The translation of the present text is conventionally dated to the period 680 – 687, the bracket of his Cháng’ān translation activity. The doctrinal-historical importance of the work is that it served as the supplementary fascicle that “completed” the older 60-fascicle [[KR6e0001|Buddhabhadra Huáyán]] before the 80-fascicle [[KR6e0010|Śikṣānanda Huáyán]] of 695–699 made the supplement obsolete. It thus stands as a key intermediate document in the Chinese reception of the Gaṇḍavyūha, between the older Eastern-Jìn translation and the new Tang court enterprise.
The Taishō text (T0295) is established on the standard apparatus.
Translations and research
- No substantial Western-language translation located.
- Forte, Antonino. The Hostage An Shigao and his Offspring. Kyoto: ISEAS, 1995 — for context.
- Cleary, Thomas, tr. Entry into the Realm of Reality. Boston: Shambhala, 1989 — for the Gaṇḍavyūha generally.

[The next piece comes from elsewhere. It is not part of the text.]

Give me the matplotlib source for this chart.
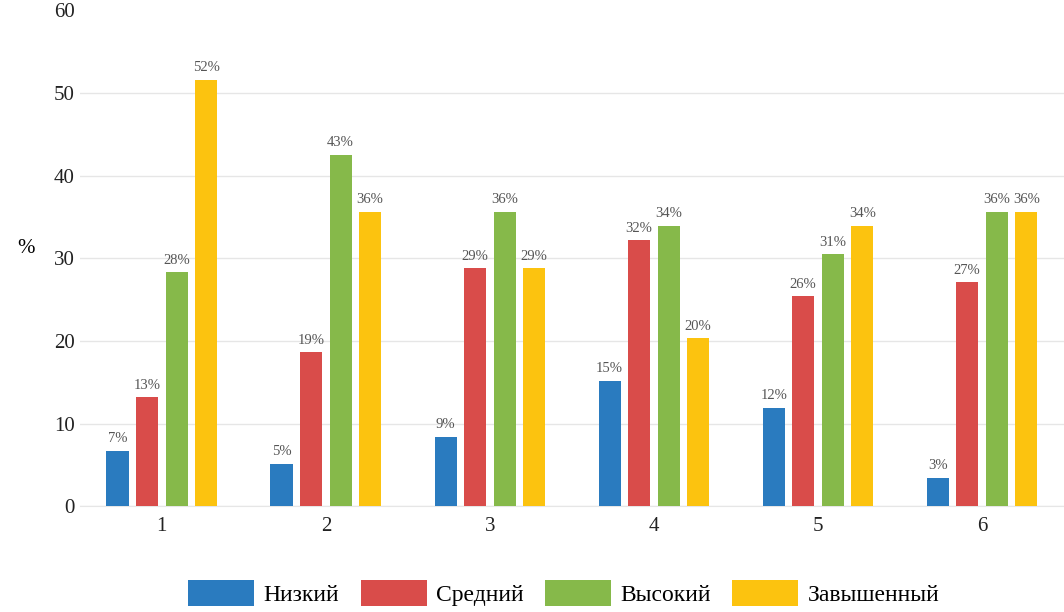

- Osto, Douglas. Power, Wealth and Women in Indian Mahāyāna Buddhism. Routledge, 2008.
Other points of interest
- The very specific role of this text in the early-Tang Chinese reception of the Avataṃsaka — supplying material missing from the older translation but soon to be eclipsed by the new translation — makes it an important methodological example for the study of Chinese Buddhist translation transmission and the gradual recension-history of the Avataṃsaka in Chinese.